Yazının başlarında ifade ettik ya, “sokaktaki vatandaş” olarak “sokağın sesine” kulak tıkamıyoruz.

İletişim hatlarımız herkese açık.

“Yetkililere ulaşmakta güçlük çeken” Ak Parti seçmeni bizi arıyor…

Yaşadıklarını anlatıyor, düşünce ve şikâyetlerini dile getiriyor, bunlara yazılarımızla, konuşmalarımızda, sosyal medya paylaşımlarımızda yer vermemizi istiyor.

*

Hemen hepsinin söylediği de şu:

“Sayın Cumhurbaşkanı ve partideki az sayıdaki isim çok büyük gayret gösteriyor ama diğerleri maalesef işin ciddiyetinin farkında değilmiş gibi davranıyor!

*

Malûm, Sayın Cumhurbaşkanı, Ak Partili milletvekilleriyle gruplar halinde görüşüyor.

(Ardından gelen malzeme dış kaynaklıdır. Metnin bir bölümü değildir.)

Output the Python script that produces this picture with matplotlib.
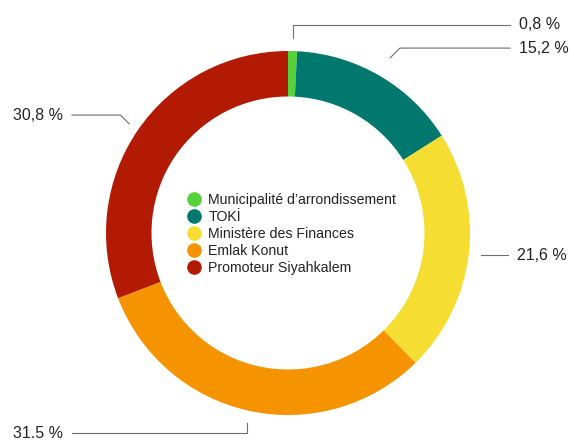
import matplotlib.pyplot as plt
from matplotlib.lines import Line2D
import numpy as np

plt.rcParams['font.family'] = ['Liberation Sans', 'DejaVu Sans']

owners = ["Municipalité d’arrondissement", "TOKİ", "Ministère des Finances",
          "Emlak Konut", "Promoteur Siyahkalem"]
shares = [0.8, 15.2, 21.6, 31.5, 30.8]
share_labels = ["0,8 %", "15,2 %", "21,6 %", "31.5 %", "30,8 %"]
colors = ["#55d13b", "#00786e", "#f6dd32", "#f59300", "#b31a04"]

W, H = 574, 440
cx, cy, R = 288, 233, 182   # pixel centre and outer radius of the ring

fig = plt.figure(figsize=(W / 100, H / 100), dpi=100)
ax = fig.add_axes([0, 0, 1, 1])
ax.pie(shares, colors=colors, startangle=90, counterclock=False,
       radius=1, wedgeprops=dict(width=0.25, linewidth=0))
ax.set_xlim(-cx / R, (W - cx) / R)
ax.set_ylim(-(H - cy) / R, cy / R)
ax.set_aspect('auto')
ax.axis('off')

# mid angle of each wedge (degrees, standard orientation)
cum = np.cumsum(shares) - np.array(shares) / 2
mid = np.deg2rad(90 - cum / sum(shares) * 360)

# leader layout: (start radius, elbow y, end x)
leaders = [
    (1.07, 1.143, 1.22),
    (1.115, 1.016, 1.22),
    (1.07, None, 1.21),
    (1.066, -1.099, -1.187),
    (1.058, 0.648, -1.187),
]
line_kw = dict(color="#6e6e6e", lw=0.8)
for ang, lab, (r0, ey, ex) in zip(mid, share_labels, leaders):
    x0, y0 = r0 * np.cos(ang), r0 * np.sin(ang)
    if ey is None:
        ey = y0
    if abs(ey - y0) > 0.01 and abs(np.sin(ang)) > 0.9:
        # vertical elbow
        xs, ys = [x0, x0, ex], [y0, ey, ey]
    else:
        dy = ey - y0
        xe = x0 + (abs(dy) if ex > 0 else -abs(dy))
        xs, ys = [x0, xe, ex], [y0, ey, ey]
    ax.plot(xs, ys, **line_kw)
    if ex > 0:
        ax.text(ex + 0.05, ey, lab, ha='left', va='center', fontsize=11.5, color="#222222")
    else:
        ax.text(ex - 0.05, ey, lab, ha='right', va='center', fontsize=11.5, color="#222222")

handles = [Line2D([], [], marker='o', linestyle='none', markersize=9.5,
                  markerfacecolor=c, markeredgecolor=c) for c in colors]
ax.legend(handles, owners, loc='center left', bbox_to_anchor=(187 / W, (H - 234) / H),
          frameon=False, fontsize=10.2, handlelength=1, handletextpad=0.5,
          labelspacing=0.22, borderpad=0, borderaxespad=0, labelcolor="#222222")

fig.savefig("out.png", dpi=100)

Vekillerin değerlendirmelerini alan Sayın Cumhurbaşkanı, onlara durumun ciddiyetini anlatmaya çalışıyor!

Ben de, vatandaşlarımızın, illerindeki milletvekillerinin kaçını ne kadar tanıdıklarını, milletvekilleriyle aralarındaki iletişim bağının ne kadar güçlü, ne kadar zayıf olduğunu “rahatlıkla” öğrenebilen bir gazeteci olarak izlemedeyim!

Milletvekillerinin sosyal medyada ne kadar etkin olduklarını, ne tür paylaşımlar yaptıklarını, hangi anlarda topa girdiklerini girmediklerini de yakından tâkip etmeye çalışıyorum…

*

Bakalım…

Sayın Cumhurbaşkanı’nın bu seferki uyarılarının tesiri ne kadar olacak?

*

Alandaki yansımalarını izleyip görmek gerek!..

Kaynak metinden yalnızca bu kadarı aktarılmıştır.